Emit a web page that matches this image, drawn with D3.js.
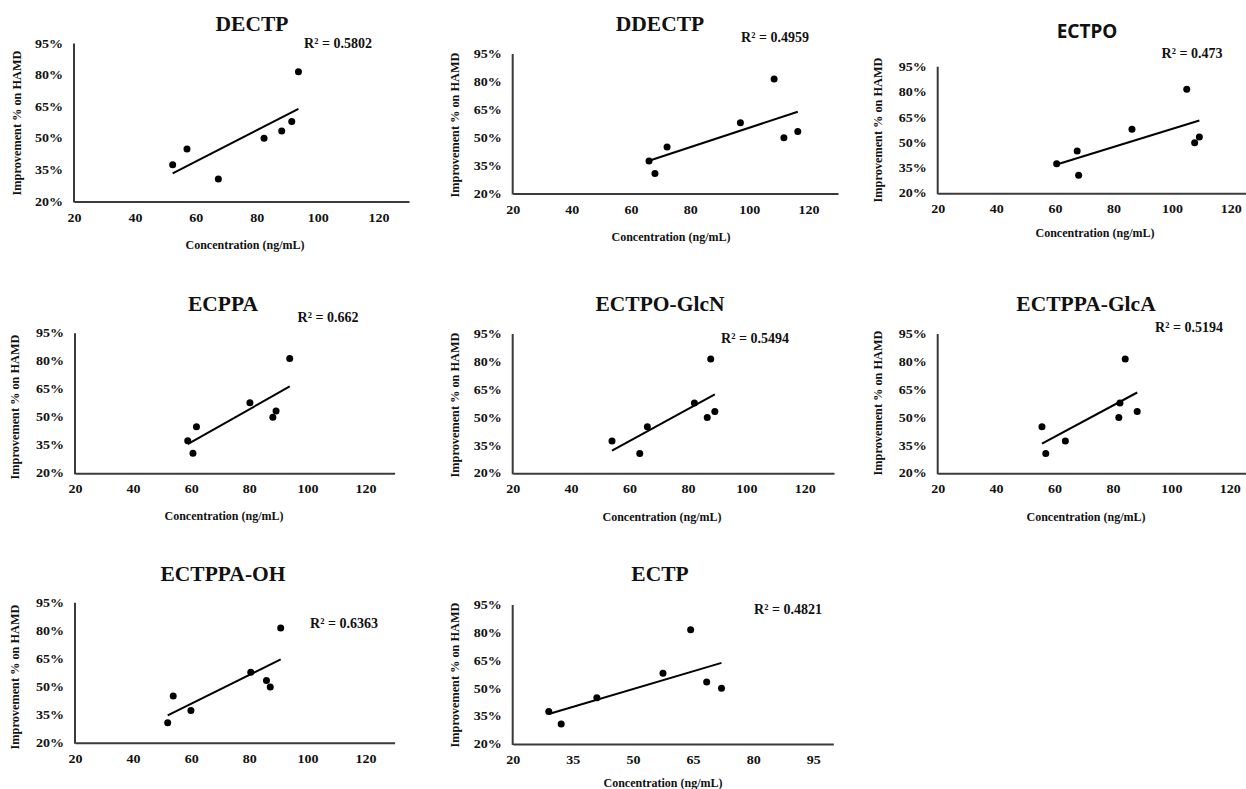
<!DOCTYPE html>
<html lang="en">
<head>
  <meta charset="UTF-8" />
  <title>Concentration vs HAMD improvement</title>
  <script src="https://d3js.org/d3.v7.min.js"></script>
  <style>
    body { margin: 0; background: #fff; }
    svg { display: block; font-family: 'Liberation Serif', 'Times New Roman', serif; font-weight: bold; }
    .domain { stroke: #3a3a3a; stroke-width: 2; }
  </style>
</head>
<body>
  <svg id="chart" width="1246" height="789"></svg>
  <script>
    // values (x = concentration ng/mL, y = improvement %)
    const names = ["DECTP", "DDECTP", "ECTPO", "ECPPA", "ECTPO-GlcN", "ECTPPA-GlcA", "ECTPPA-OH", "ECTP"];
    const r2Labels = ["0.5802", "0.4959", "0.473", "0.662", "0.5494", "0.5194", "0.6363", "0.4821"];

    const concDECTP = [52.4, 57.1, 67.4, 82.4, 88.2, 91.5, 93.7];
    const hamdDECTP = [37.5, 44.9, 30.7, 50.0, 53.5, 58.0, 81.6];
    const concDDECTP = [66.1, 68.1, 72.2, 97.0, 108.4, 111.7, 116.4];
    const hamdDDECTP = [37.5, 30.7, 45.0, 58.0, 81.6, 50.0, 53.3];
    const concECTPO = [60.6, 67.6, 68.1, 86.3, 105.0, 107.7, 109.3];
    const hamdECTPO = [37.5, 45.0, 30.7, 58.0, 81.6, 50.0, 53.4];
    const concECPPA = [58.8, 60.6, 61.8, 80.2, 88.1, 89.2, 93.9];
    const hamdECPPA = [37.4, 30.7, 45.0, 57.8, 50.0, 53.4, 81.5];
    const concGlcN = [54.0, 63.5, 66.1, 82.2, 86.6, 87.8, 89.2];
    const hamdGlcN = [37.4, 30.7, 45.0, 57.8, 50.1, 81.6, 53.3];
    const concGlcA = [55.7, 57.0, 63.7, 82.0, 82.4, 84.2, 88.3];
    const hamdGlcA = [45.0, 30.7, 37.4, 50.1, 57.8, 81.6, 53.3];
    const concOH = [51.9, 53.8, 59.9, 80.5, 85.9, 87.2, 90.8];
    const hamdOH = [30.7, 45.0, 37.3, 57.8, 53.3, 49.9, 81.5];
    const concECTP = [29.0, 32.1, 41.0, 57.5, 64.4, 68.4, 72.1];
    const hamdECTP = [37.6, 30.8, 45.0, 58.2, 81.7, 53.4, 50.1];

    const yTicks = [20, 35, 50, 65, 80, 95];
    const xTicks20 = [20, 40, 60, 80, 100, 120];
    const xTicks15 = [20, 35, 50, 65, 80, 95];

    const xs = [concDECTP, concDDECTP, concECTPO, concECPPA, concGlcN, concGlcA, concOH, concECTP];
    const ys = [hamdDECTP, hamdDDECTP, hamdECTPO, hamdECPPA, hamdGlcN, hamdGlcA, hamdOH, hamdECTP];

    // panel frames (pixels)
    const frames = [
      { x0: 74, x1: 409, top: 43.5, bot: 201.5, xMax: 130, ticks: xTicks20, title: [252, 23], r2: [338, 43], xt: [245, 245], yt: [17, 123] },
      { x0: 512.7, x1: 838, top: 54, bot: 193.5, xMax: 130, ticks: xTicks20, title: [660, 23], r2: [775, 37], xt: [671, 237], yt: [455, 125] },
      { x0: 937.7, x1: 1260, top: 66.7, bot: 193.3, xMax: 130, ticks: xTicks20, title: [1087, 31], r2: [1192, 53], xt: [1095, 233], yt: [878, 130], sans: true },
      { x0: 75, x1: 394.6, top: 333.3, bot: 473.3, xMax: 130, ticks: xTicks20, title: [223, 303], r2: [328, 317], xt: [224, 516], yt: [15, 407] },
      { x0: 512.7, x1: 834, top: 334, bot: 473.3, xMax: 130, ticks: xTicks20, title: [660, 303], r2: [755, 338], xt: [662, 517], yt: [455, 405] },
      { x0: 937.7, x1: 1259, top: 334, bot: 473.3, xMax: 130, ticks: xTicks20, title: [1086, 303], r2: [1189, 327], xt: [1086, 517], yt: [878, 403] },
      { x0: 75, x1: 394.6, top: 602.7, bot: 742.7, xMax: 130, ticks: xTicks20, title: [223, 573], r2: [344, 623], xt: null, yt: [15, 677] },
      { x0: 512.7, x1: 833.3, top: 605, bot: 744, xMax: 100, ticks: xTicks15, title: [660, 573], r2: [788, 609], xt: [663, 783], yt: [455, 675] }
    ];

    const stretch = 1.22; // tick labels in the source are drawn wide

    const svg = d3.select("#chart");

    function fit(xv, yv) {
      const mx = d3.mean(xv), my = d3.mean(yv);
      let sxy = 0, sxx = 0;
      xv.forEach((v, i) => { sxy += (v - mx) * (yv[i] - my); sxx += (v - mx) * (v - mx); });
      const b = sxy / sxx;
      return x => my + b * (x - mx);
    }

    frames.forEach((f, k) => {
      const g = svg.append("g");
      const x = d3.scaleLinear().domain([20, f.xMax]).range([f.x0, f.x1]);
      const y = d3.scaleLinear().domain([20, 95]).range([f.bot, f.top]);

      const yAxis = g.append("g")
        .attr("transform", `translate(${f.x0},0)`)
        .call(d3.axisLeft(y).tickValues(yTicks).tickSize(0).tickPadding(11).tickFormat(d => d + "%"));
      const xAxis = g.append("g")
        .attr("transform", `translate(0,${f.bot})`)
        .call(d3.axisBottom(x).tickValues(f.ticks).tickSize(0).tickPadding(12));
      [yAxis, xAxis].forEach(a => a.selectAll("text")
        .attr("font-family", "'Liberation Serif', serif")
        .attr("font-weight", "bold")
        .attr("font-size", 11.5)
        .attr("fill", "#111")
        .attr("transform", `scale(${stretch},1)`));
      yAxis.selectAll("text").attr("x", -11 / stretch);
      yAxis.select(".domain").attr("d", `M0,${f.bot + 1}V${f.top}`);

      const xv = xs[k], yv = ys[k];
      const line = fit(xv, yv);
      const ext = d3.extent(xv);
      g.append("line")
        .attr("x1", x(ext[0])).attr("y1", y(line(ext[0])))
        .attr("x2", x(ext[1])).attr("y2", y(line(ext[1])))
        .attr("stroke", "#000").attr("stroke-width", 2);

      g.selectAll("circle").data(xv).join("circle")
        .attr("cx", d => x(d))
        .attr("cy", (d, i) => y(yv[i]))
        .attr("r", 3.5)
        .attr("fill", "#000");

      g.append("text")
        .attr("x", f.title[0]).attr("y", f.title[1]).attr("dy", "0.35em")
        .attr("text-anchor", "middle")
        .attr("font-family", f.sans ? "'Noto Sans', sans-serif" : "'Liberation Serif', serif")
        .attr("font-size", f.sans ? 19 : 21.5)
        .attr("fill", "#111")
        .text(names[k]);

      g.append("text")
        .attr("x", f.r2[0]).attr("y", f.r2[1]).attr("dy", "0.35em")
        .attr("text-anchor", "middle")
        .attr("font-size", 14)
        .attr("fill", "#111")
        .text("R\u00b2 = " + r2Labels[k]);

      if (f.xt) {
        g.append("text")
          .attr("x", f.xt[0]).attr("y", f.xt[1]).attr("dy", "0.35em")
          .attr("text-anchor", "middle")
          .attr("font-size", 12)
          .attr("fill", "#111")
          .text("Concentration (ng/mL)");
      }

      g.append("text")
        .attr("transform", `translate(${f.yt[0]},${f.yt[1]}) rotate(-90)`)
        .attr("dy", "0.35em")
        .attr("text-anchor", "middle")
        .attr("font-size", 12.3)
        .attr("fill", "#111")
        .text("Improvement % on HAMD");
    });
  </script>
</body>
</html>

____________________

Reproduce each line exactly as it appears, omitting the pictures.

WRITTEN SOLUTION -
Emit a web page that matches this image, drawn with D3.js.
<!DOCTYPE html>
<html lang="en">
<head>
  <meta charset="UTF-8" />
  <title>Concentration vs HAMD improvement</title>
  <script src="https://d3js.org/d3.v7.min.js"></script>
  <style>
    body { margin: 0; background: #fff; }
    svg { display: block; font-family: 'Liberation Serif', 'Times New Roman', serif; font-weight: bold; }
    .domain { stroke: #3a3a3a; stroke-width: 2; }
  </style>
</head>
<body>
  <svg id="chart" width="1246" height="789"></svg>
  <script>
    // values (x = concentration ng/mL, y = improvement %)
    const names = ["DECTP", "DDECTP", "ECTPO", "ECPPA", "ECTPO-GlcN", "ECTPPA-GlcA", "ECTPPA-OH", "ECTP"];
    const r2Labels = ["0.5802", "0.4959", "0.473", "0.662", "0.5494", "0.5194", "0.6363", "0.4821"];

    const concDECTP = [52.4, 57.1, 67.4, 82.4, 88.2, 91.5, 93.7];
    const hamdDECTP = [37.5, 44.9, 30.7, 50.0, 53.5, 58.0, 81.6];
    const concDDECTP = [66.1, 68.1, 72.2, 97.0, 108.4, 111.7, 116.4];
    const hamdDDECTP = [37.5, 30.7, 45.0, 58.0, 81.6, 50.0, 53.3];
    const concECTPO = [60.6, 67.6, 68.1, 86.3, 105.0, 107.7, 109.3];
    const hamdECTPO = [37.5, 45.0, 30.7, 58.0, 81.6, 50.0, 53.4];
    const concECPPA = [58.8, 60.6, 61.8, 80.2, 88.1, 89.2, 93.9];
    const hamdECPPA = [37.4, 30.7, 45.0, 57.8, 50.0, 53.4, 81.5];
    const concGlcN = [54.0, 63.5, 66.1, 82.2, 86.6, 87.8, 89.2];
    const hamdGlcN = [37.4, 30.7, 45.0, 57.8, 50.1, 81.6, 53.3];
    const concGlcA = [55.7, 57.0, 63.7, 82.0, 82.4, 84.2, 88.3];
    const hamdGlcA = [45.0, 30.7, 37.4, 50.1, 57.8, 81.6, 53.3];
    const concOH = [51.9, 53.8, 59.9, 80.5, 85.9, 87.2, 90.8];
    const hamdOH = [30.7, 45.0, 37.3, 57.8, 53.3, 49.9, 81.5];
    const concECTP = [29.0, 32.1, 41.0, 57.5, 64.4, 68.4, 72.1];
    const hamdECTP = [37.6, 30.8, 45.0, 58.2, 81.7, 53.4, 50.1];

    const yTicks = [20, 35, 50, 65, 80, 95];
    const xTicks20 = [20, 40, 60, 80, 100, 120];
    const xTicks15 = [20, 35, 50, 65, 80, 95];

    const xs = [concDECTP, concDDECTP, concECTPO, concECPPA, concGlcN, concGlcA, concOH, concECTP];
    const ys = [hamdDECTP, hamdDDECTP, hamdECTPO, hamdECPPA, hamdGlcN, hamdGlcA, hamdOH, hamdECTP];

    // panel frames (pixels)
    const frames = [
      { x0: 74, x1: 409, top: 43.5, bot: 201.5, xMax: 130, ticks: xTicks20, title: [252, 23], r2: [338, 43], xt: [245, 245], yt: [17, 123] },
      { x0: 512.7, x1: 838, top: 54, bot: 193.5, xMax: 130, ticks: xTicks20, title: [660, 23], r2: [775, 37], xt: [671, 237], yt: [455, 125] },
      { x0: 937.7, x1: 1260, top: 66.7, bot: 193.3, xMax: 130, ticks: xTicks20, title: [1087, 31], r2: [1192, 53], xt: [1095, 233], yt: [878, 130], sans: true },
      { x0: 75, x1: 394.6, top: 333.3, bot: 473.3, xMax: 130, ticks: xTicks20, title: [223, 303], r2: [328, 317], xt: [224, 516], yt: [15, 407] },
      { x0: 512.7, x1: 834, top: 334, bot: 473.3, xMax: 130, ticks: xTicks20, title: [660, 303], r2: [755, 338], xt: [662, 517], yt: [455, 405] },
      { x0: 937.7, x1: 1259, top: 334, bot: 473.3, xMax: 130, ticks: xTicks20, title: [1086, 303], r2: [1189, 327], xt: [1086, 517], yt: [878, 403] },
      { x0: 75, x1: 394.6, top: 602.7, bot: 742.7, xMax: 130, ticks: xTicks20, title: [223, 573], r2: [344, 623], xt: null, yt: [15, 677] },
      { x0: 512.7, x1: 833.3, top: 605, bot: 744, xMax: 100, ticks: xTicks15, title: [660, 573], r2: [788, 609], xt: [663, 783], yt: [455, 675] }
    ];

    const stretch = 1.22; // tick labels in the source are drawn wide

    const svg = d3.select("#chart");

    function fit(xv, yv) {
      const mx = d3.mean(xv), my = d3.mean(yv);
      let sxy = 0, sxx = 0;
      xv.forEach((v, i) => { sxy += (v - mx) * (yv[i] - my); sxx += (v - mx) * (v - mx); });
      const b = sxy / sxx;
      return x => my + b * (x - mx);
    }

    frames.forEach((f, k) => {
      const g = svg.append("g");
      const x = d3.scaleLinear().domain([20, f.xMax]).range([f.x0, f.x1]);
      const y = d3.scaleLinear().domain([20, 95]).range([f.bot, f.top]);

      const yAxis = g.append("g")
        .attr("transform", `translate(${f.x0},0)`)
        .call(d3.axisLeft(y).tickValues(yTicks).tickSize(0).tickPadding(11).tickFormat(d => d + "%"));
      const xAxis = g.append("g")
        .attr("transform", `translate(0,${f.bot})`)
        .call(d3.axisBottom(x).tickValues(f.ticks).tickSize(0).tickPadding(12));
      [yAxis, xAxis].forEach(a => a.selectAll("text")
        .attr("font-family", "'Liberation Serif', serif")
        .attr("font-weight", "bold")
        .attr("font-size", 11.5)
        .attr("fill", "#111")
        .attr("transform", `scale(${stretch},1)`));
      yAxis.selectAll("text").attr("x", -11 / stretch);
      yAxis.select(".domain").attr("d", `M0,${f.bot + 1}V${f.top}`);

      const xv = xs[k], yv = ys[k];
      const line = fit(xv, yv);
      const ext = d3.extent(xv);
      g.append("line")
        .attr("x1", x(ext[0])).attr("y1", y(line(ext[0])))
        .attr("x2", x(ext[1])).attr("y2", y(line(ext[1])))
        .attr("stroke", "#000").attr("stroke-width", 2);

      g.selectAll("circle").data(xv).join("circle")
        .attr("cx", d => x(d))
        .attr("cy", (d, i) => y(yv[i]))
        .attr("r", 3.5)
        .attr("fill", "#000");

      g.append("text")
        .attr("x", f.title[0]).attr("y", f.title[1]).attr("dy", "0.35em")
        .attr("text-anchor", "middle")
        .attr("font-family", f.sans ? "'Noto Sans', sans-serif" : "'Liberation Serif', serif")
        .attr("font-size", f.sans ? 19 : 21.5)
        .attr("fill", "#111")
        .text(names[k]);

      g.append("text")
        .attr("x", f.r2[0]).attr("y", f.r2[1]).attr("dy", "0.35em")
        .attr("text-anchor", "middle")
        .attr("font-size", 14)
        .attr("fill", "#111")
        .text("R\u00b2 = " + r2Labels[k]);

      if (f.xt) {
        g.append("text")
          .attr("x", f.xt[0]).attr("y", f.xt[1]).attr("dy", "0.35em")
          .attr("text-anchor", "middle")
          .attr("font-size", 12)
          .attr("fill", "#111")
          .text("Concentration (ng/mL)");
      }

      g.append("text")
        .attr("transform", `translate(${f.yt[0]},${f.yt[1]}) rotate(-90)`)
        .attr("dy", "0.35em")
        .attr("text-anchor", "middle")
        .attr("font-size", 12.3)
        .attr("fill", "#111")
        .text("Improvement % on HAMD");
    });
  </script>
</body>
</html>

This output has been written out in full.